Public finances in Africa’s most industrialised economy were hard hit by a decade of graft, known locally as state capture. A full house of junk credit ratings and rising government debt following a R254 billion relief package for power utility Eskom are adding to the strain.
Meanwhile severe power rationing because of Eskom’s inability to meet demand and logistics-network constraints are eroding the nation’s economic-growth prospects, disrupting local supply chains and stoking inflation.
That’s spurring investors to place a premium on the local currency. The rand has weakened more than 7% against the dollar the year, making it the second worst performer in a basket of 16 major currencies tracked by Bloomberg.
The South African Reserve Bank’s approach to pursuing better inflation outcomes that included highlighting constraints that lie outside the scope of monetary policy hasn’t won it many friends “but has helped to foster a better public discussion about the challenges holding back our economy,” Kganyago said.

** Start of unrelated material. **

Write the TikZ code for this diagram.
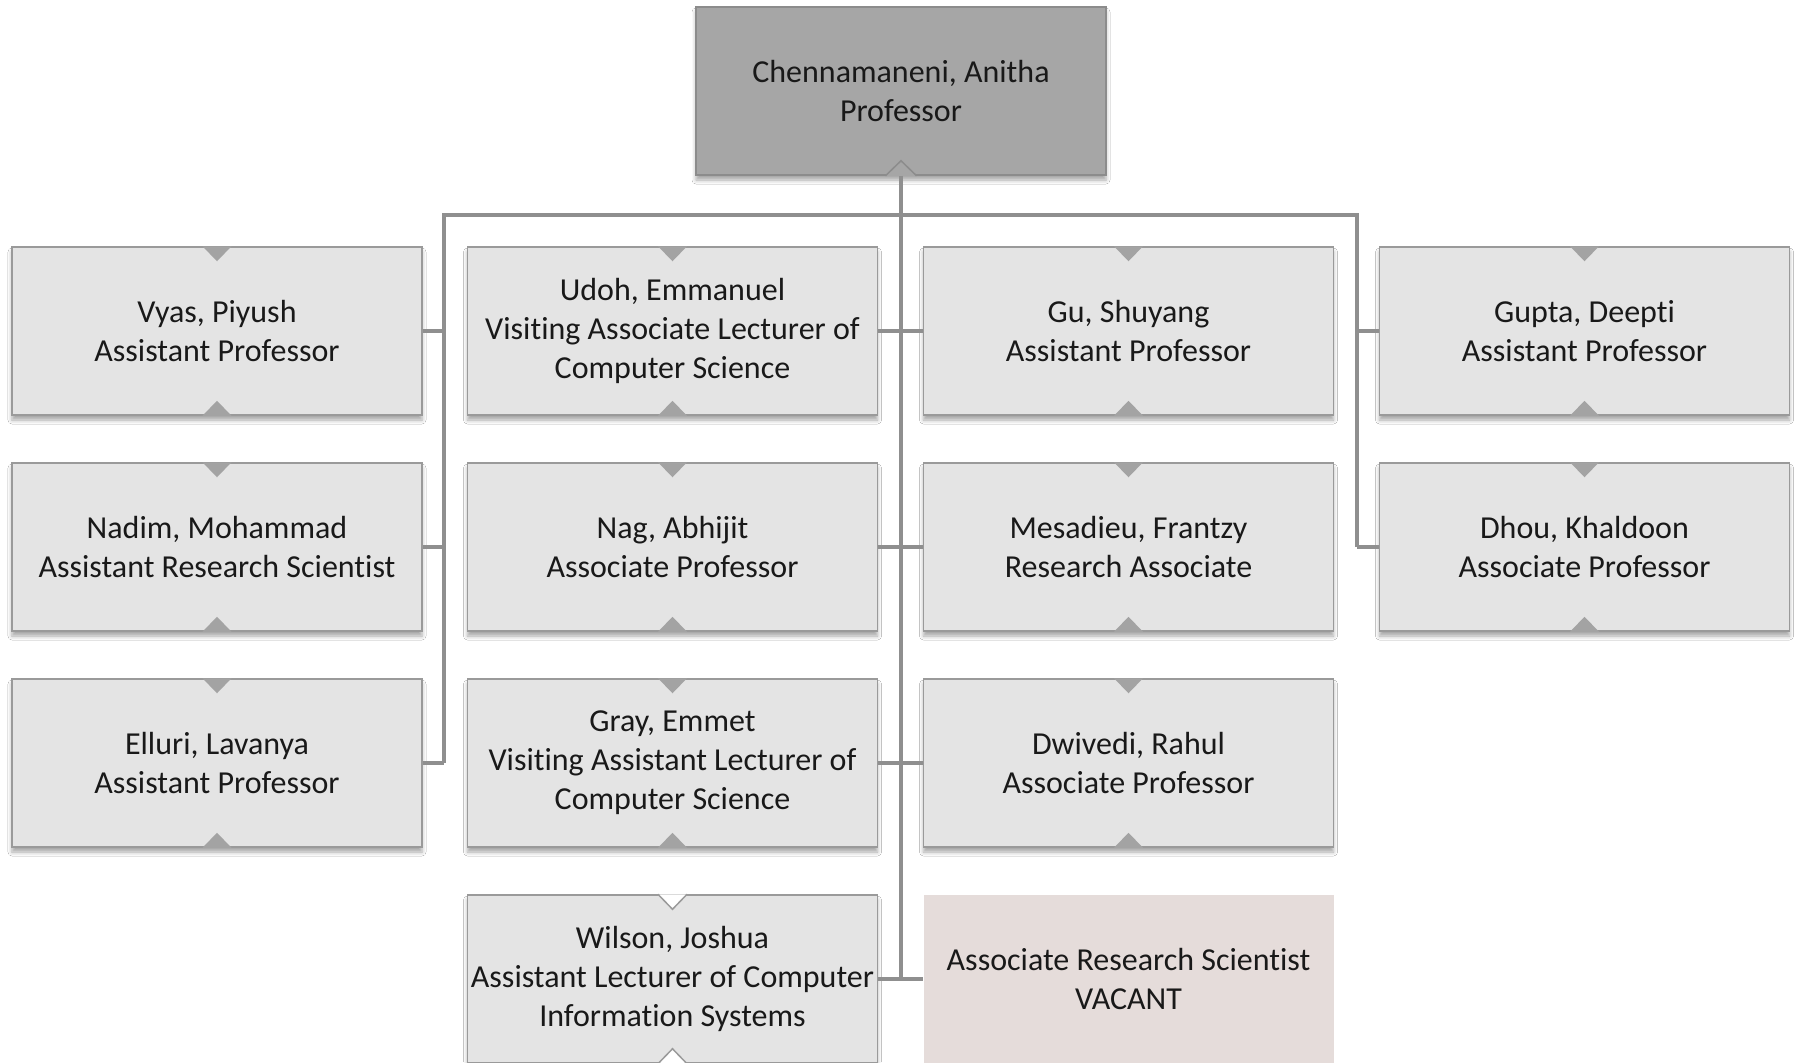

His renewed call to lower the inflation target will probably be met with criticism by detractors of the central bank, including some politicians and labor groups, who have said it should do more to support South Africans and the domestic economy.
In January, Gwede Mantashe, the governing African National Congress’s chairman, said the party agreed to change the central bank’s mandate to include job creation, a prospect that rattled investors worried that modifications would weaken the Reserve Bank’s independence and commitment to its inflation target. President Cyril Ramaphosa later downplayed suggestions that the change was imminent, while Finance Minister Enoch Godongwana said an explicit mention of jobs in the central bank’s remit won’t affect its operations.
The central bank has lifted the key interest rate by 425 basis points since November 2021 in an attempt to tackle the worst global inflation shock in a generation. At 7%, it remains above the 4.5% midpoint of the target range at which policymakers prefer to anchor inflation expectations though it’s “off the highs of a few months ago and compares favorably” to the country’s emerging-market peers, Kganyago said.
Still, average price-growth expectations for 2023 increased to 6.3% in the first quarter from 6.1% previously, according to a survey of business people, labor unions and households conducted by the Bureau for Economic Research. That prompted the central bank to lift borrowing costs by a bigger-than-expected 50 basis points on March 30, when it raised its inflation forecast to 6% from 5.4%.
Forward-rate agreements used to speculate on borrowing costs show traders are pricing in a quarter-point hike in May, which would take the key rate to 8%.